-------- Dataset excerpts --------

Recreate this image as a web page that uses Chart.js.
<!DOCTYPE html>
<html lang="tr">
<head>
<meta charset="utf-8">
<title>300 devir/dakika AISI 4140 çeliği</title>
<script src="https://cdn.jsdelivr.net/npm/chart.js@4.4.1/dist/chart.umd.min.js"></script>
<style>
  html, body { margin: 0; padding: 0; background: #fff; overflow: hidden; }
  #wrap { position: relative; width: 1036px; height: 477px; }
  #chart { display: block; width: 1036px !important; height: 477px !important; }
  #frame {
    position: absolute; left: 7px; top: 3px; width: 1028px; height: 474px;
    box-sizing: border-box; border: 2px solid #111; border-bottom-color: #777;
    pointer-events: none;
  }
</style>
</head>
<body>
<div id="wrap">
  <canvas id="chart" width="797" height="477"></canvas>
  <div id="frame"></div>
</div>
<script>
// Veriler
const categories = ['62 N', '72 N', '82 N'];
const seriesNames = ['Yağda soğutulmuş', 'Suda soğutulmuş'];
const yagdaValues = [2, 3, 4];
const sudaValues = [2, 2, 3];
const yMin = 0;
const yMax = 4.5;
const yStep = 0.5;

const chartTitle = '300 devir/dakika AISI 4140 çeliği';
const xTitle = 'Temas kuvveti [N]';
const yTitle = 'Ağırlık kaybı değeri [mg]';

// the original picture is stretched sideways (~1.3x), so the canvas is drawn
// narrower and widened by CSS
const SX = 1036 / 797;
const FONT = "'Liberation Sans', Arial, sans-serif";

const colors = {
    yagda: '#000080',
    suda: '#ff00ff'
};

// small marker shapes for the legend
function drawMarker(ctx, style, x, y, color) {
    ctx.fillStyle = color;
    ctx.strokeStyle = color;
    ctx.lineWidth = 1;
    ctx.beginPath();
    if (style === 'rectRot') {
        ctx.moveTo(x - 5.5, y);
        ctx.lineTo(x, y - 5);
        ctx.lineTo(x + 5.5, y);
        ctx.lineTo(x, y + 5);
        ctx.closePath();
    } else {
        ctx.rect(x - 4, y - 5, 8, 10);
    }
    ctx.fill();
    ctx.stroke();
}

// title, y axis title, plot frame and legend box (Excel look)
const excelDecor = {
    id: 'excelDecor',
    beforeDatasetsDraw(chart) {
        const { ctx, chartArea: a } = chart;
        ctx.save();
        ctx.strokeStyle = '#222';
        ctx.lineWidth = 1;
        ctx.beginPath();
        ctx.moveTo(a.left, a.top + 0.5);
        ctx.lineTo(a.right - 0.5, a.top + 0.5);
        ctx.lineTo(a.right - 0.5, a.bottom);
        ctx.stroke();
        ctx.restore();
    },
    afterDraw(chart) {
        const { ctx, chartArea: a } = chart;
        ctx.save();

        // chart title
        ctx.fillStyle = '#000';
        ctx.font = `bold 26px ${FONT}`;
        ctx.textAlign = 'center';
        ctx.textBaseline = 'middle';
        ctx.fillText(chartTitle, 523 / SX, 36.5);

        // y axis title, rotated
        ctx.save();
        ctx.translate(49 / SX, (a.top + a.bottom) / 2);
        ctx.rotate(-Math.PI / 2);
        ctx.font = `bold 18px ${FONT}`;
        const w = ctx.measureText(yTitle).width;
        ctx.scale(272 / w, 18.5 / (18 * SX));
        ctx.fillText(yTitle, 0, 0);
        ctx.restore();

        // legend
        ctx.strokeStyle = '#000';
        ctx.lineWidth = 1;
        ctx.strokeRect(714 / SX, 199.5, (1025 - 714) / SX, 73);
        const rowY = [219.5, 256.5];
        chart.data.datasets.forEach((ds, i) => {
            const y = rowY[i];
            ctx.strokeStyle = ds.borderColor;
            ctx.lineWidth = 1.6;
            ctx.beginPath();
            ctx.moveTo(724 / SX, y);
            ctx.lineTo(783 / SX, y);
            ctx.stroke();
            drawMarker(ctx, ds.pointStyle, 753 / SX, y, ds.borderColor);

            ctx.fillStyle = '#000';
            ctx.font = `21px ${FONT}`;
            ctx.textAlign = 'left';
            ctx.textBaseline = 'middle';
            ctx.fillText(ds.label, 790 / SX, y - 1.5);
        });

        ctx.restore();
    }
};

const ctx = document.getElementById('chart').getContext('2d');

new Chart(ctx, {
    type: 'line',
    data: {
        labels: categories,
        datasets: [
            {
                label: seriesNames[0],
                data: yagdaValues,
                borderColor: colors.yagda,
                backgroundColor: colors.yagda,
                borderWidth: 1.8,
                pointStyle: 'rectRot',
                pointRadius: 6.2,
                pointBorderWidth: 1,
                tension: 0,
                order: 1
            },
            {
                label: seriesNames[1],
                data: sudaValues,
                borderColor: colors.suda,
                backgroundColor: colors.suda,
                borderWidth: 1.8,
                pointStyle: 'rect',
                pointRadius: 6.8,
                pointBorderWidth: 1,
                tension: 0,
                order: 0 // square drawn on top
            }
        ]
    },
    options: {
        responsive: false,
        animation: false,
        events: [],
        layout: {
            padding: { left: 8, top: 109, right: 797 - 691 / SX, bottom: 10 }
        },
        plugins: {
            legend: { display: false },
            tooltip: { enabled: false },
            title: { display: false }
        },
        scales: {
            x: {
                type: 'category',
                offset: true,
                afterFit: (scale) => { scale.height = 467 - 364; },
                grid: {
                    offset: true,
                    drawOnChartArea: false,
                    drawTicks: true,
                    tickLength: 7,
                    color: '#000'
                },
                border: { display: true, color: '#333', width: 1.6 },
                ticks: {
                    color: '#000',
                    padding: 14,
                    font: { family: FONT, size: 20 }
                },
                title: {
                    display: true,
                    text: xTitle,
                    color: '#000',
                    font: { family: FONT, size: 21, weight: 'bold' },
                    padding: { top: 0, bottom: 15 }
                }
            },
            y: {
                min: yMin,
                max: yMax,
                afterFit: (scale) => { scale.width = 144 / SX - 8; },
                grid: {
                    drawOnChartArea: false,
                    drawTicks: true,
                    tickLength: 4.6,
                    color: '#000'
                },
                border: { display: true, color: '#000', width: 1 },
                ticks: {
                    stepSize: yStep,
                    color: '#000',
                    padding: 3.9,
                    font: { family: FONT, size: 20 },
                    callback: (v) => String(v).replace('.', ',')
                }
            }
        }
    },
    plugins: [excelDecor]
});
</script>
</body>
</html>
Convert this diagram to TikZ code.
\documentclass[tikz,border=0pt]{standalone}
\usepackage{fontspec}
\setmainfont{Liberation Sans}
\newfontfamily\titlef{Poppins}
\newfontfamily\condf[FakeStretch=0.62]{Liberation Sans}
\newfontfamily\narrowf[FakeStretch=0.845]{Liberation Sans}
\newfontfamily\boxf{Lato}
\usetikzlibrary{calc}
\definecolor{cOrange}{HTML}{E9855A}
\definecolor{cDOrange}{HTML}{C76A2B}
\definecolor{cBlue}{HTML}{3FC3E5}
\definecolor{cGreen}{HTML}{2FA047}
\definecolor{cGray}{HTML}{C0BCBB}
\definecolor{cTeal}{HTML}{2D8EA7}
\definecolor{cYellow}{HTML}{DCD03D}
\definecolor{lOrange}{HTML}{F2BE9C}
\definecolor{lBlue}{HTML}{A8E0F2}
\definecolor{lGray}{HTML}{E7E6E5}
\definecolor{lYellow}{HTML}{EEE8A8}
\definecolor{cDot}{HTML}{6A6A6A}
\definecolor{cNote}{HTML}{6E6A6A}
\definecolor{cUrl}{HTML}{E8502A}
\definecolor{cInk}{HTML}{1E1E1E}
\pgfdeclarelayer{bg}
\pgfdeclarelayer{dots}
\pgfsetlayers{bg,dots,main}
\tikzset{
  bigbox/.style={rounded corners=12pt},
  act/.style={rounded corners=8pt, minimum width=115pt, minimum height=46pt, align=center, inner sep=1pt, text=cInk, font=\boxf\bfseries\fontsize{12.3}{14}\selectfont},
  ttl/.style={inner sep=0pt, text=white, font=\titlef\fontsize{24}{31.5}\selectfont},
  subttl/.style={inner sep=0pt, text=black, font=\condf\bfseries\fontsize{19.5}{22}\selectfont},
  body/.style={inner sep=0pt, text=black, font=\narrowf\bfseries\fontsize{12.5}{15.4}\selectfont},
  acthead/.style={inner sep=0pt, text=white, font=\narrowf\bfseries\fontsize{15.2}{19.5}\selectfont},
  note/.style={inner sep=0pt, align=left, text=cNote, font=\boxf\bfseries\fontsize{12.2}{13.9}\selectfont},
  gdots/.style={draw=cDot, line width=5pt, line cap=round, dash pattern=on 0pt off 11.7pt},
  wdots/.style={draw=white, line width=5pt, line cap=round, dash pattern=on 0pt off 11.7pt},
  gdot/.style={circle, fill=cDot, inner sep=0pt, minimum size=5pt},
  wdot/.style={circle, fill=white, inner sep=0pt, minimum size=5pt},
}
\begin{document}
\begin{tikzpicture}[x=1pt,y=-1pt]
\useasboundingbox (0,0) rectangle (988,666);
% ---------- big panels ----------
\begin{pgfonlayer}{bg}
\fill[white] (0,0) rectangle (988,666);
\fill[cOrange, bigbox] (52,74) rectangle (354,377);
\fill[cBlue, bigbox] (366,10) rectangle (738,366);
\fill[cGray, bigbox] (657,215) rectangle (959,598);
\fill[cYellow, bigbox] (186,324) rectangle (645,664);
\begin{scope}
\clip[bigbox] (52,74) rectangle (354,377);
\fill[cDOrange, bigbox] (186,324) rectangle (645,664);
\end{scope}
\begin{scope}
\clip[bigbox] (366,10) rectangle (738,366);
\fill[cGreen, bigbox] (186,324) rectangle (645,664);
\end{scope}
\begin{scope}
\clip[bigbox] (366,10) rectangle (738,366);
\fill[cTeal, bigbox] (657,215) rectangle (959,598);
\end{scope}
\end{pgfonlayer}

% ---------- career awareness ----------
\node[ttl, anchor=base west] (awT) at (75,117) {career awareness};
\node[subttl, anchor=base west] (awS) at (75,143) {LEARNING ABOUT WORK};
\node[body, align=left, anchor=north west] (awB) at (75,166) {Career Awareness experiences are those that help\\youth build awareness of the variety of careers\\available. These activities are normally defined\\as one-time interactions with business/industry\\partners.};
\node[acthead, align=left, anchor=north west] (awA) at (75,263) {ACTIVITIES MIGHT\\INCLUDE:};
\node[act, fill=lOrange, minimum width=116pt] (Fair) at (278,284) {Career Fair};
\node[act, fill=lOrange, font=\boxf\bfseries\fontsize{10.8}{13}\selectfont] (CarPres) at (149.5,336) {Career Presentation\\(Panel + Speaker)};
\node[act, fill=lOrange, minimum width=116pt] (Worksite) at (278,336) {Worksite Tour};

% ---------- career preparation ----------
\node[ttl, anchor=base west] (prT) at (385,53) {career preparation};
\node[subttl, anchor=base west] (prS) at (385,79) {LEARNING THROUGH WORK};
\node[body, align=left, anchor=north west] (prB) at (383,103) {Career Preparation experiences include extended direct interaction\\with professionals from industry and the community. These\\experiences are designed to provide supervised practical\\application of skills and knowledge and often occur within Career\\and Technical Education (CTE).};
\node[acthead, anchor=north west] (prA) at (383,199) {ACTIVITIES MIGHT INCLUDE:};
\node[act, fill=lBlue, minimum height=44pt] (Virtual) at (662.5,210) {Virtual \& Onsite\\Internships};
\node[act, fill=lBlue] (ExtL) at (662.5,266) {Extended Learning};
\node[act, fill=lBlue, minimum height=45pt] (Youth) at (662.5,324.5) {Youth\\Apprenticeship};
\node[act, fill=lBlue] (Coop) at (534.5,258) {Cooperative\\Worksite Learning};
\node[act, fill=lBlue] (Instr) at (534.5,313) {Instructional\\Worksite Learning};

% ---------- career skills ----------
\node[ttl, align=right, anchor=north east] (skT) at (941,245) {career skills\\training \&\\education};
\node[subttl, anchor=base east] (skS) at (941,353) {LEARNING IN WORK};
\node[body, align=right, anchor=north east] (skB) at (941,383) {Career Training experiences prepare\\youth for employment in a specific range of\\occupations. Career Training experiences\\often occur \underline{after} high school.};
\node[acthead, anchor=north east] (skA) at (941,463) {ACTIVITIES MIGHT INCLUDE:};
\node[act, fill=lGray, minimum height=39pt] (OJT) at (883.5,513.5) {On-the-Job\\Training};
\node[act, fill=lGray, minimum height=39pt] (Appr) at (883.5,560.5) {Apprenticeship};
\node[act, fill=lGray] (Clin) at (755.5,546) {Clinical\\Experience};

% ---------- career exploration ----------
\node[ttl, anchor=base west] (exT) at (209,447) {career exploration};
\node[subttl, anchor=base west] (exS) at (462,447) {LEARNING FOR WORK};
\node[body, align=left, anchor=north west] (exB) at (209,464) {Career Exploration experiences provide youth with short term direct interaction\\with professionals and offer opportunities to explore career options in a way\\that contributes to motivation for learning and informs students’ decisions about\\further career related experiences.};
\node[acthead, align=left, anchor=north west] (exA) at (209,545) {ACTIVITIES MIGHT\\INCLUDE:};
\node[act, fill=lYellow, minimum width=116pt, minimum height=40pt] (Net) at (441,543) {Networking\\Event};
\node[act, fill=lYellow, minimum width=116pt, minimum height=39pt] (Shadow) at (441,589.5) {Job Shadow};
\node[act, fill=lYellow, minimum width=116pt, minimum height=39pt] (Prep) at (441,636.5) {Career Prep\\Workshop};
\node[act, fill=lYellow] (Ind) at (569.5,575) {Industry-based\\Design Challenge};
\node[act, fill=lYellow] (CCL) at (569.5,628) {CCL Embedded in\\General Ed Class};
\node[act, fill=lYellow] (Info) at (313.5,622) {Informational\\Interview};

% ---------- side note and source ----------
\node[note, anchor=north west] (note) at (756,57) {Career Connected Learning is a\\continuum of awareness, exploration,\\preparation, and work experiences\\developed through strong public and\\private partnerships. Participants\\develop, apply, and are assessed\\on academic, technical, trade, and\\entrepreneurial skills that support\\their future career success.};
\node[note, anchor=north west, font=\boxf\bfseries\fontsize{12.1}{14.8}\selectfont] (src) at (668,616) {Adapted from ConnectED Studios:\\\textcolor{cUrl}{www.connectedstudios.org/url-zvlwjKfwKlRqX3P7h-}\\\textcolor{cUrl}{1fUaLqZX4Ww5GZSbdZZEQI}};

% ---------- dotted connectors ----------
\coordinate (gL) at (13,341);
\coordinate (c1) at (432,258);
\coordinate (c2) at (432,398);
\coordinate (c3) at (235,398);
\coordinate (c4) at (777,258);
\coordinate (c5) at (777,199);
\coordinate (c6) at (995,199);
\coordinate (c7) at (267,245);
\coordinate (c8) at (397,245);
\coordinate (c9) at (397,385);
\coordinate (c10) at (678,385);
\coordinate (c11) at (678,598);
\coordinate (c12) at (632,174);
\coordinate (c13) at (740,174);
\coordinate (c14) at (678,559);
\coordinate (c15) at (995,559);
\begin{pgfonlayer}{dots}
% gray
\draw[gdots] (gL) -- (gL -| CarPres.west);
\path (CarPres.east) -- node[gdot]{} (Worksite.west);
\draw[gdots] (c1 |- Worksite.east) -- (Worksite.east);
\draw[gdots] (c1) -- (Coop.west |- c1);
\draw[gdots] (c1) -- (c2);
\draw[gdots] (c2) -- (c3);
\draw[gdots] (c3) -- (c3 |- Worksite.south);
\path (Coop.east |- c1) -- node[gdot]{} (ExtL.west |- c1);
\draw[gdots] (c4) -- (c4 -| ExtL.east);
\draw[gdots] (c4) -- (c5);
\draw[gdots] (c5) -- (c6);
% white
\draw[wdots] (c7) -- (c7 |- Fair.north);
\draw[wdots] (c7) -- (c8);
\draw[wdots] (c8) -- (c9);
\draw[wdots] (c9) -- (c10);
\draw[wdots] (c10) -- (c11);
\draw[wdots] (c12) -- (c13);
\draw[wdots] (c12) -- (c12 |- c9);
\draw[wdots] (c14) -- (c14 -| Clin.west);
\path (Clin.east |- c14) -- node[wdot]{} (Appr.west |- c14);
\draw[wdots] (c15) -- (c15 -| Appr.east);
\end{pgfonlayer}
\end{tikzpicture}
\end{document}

--------

Work to complete: Set down exactly the lines that begin the records and continue through the line bearing "const yTitle = 'Ağırlık kaybı değeri [mg]';"; include both ends.

Reply:
Recreate this image as a web page that uses Chart.js.
<!DOCTYPE html>
<html lang="tr">
<head>
<meta charset="utf-8">
<title>300 devir/dakika AISI 4140 çeliği</title>
<script src="https://cdn.jsdelivr.net/npm/chart.js@4.4.1/dist/chart.umd.min.js"></script>
<style>
  html, body { margin: 0; padding: 0; background: #fff; overflow: hidden; }
  #wrap { position: relative; width: 1036px; height: 477px; }
  #chart { display: block; width: 1036px !important; height: 477px !important; }
  #frame {
    position: absolute; left: 7px; top: 3px; width: 1028px; height: 474px;
    box-sizing: border-box; border: 2px solid #111; border-bottom-color: #777;
    pointer-events: none;
  }
</style>
</head>
<body>
<div id="wrap">
  <canvas id="chart" width="797" height="477"></canvas>
  <div id="frame"></div>
</div>
<script>
// Veriler
const categories = ['62 N', '72 N', '82 N'];
const seriesNames = ['Yağda soğutulmuş', 'Suda soğutulmuş'];
const yagdaValues = [2, 3, 4];
const sudaValues = [2, 2, 3];
const yMin = 0;
const yMax = 4.5;
const yStep = 0.5;

const chartTitle = '300 devir/dakika AISI 4140 çeliği';
const xTitle = 'Temas kuvveti [N]';
const yTitle = 'Ağırlık kaybı değeri [mg]';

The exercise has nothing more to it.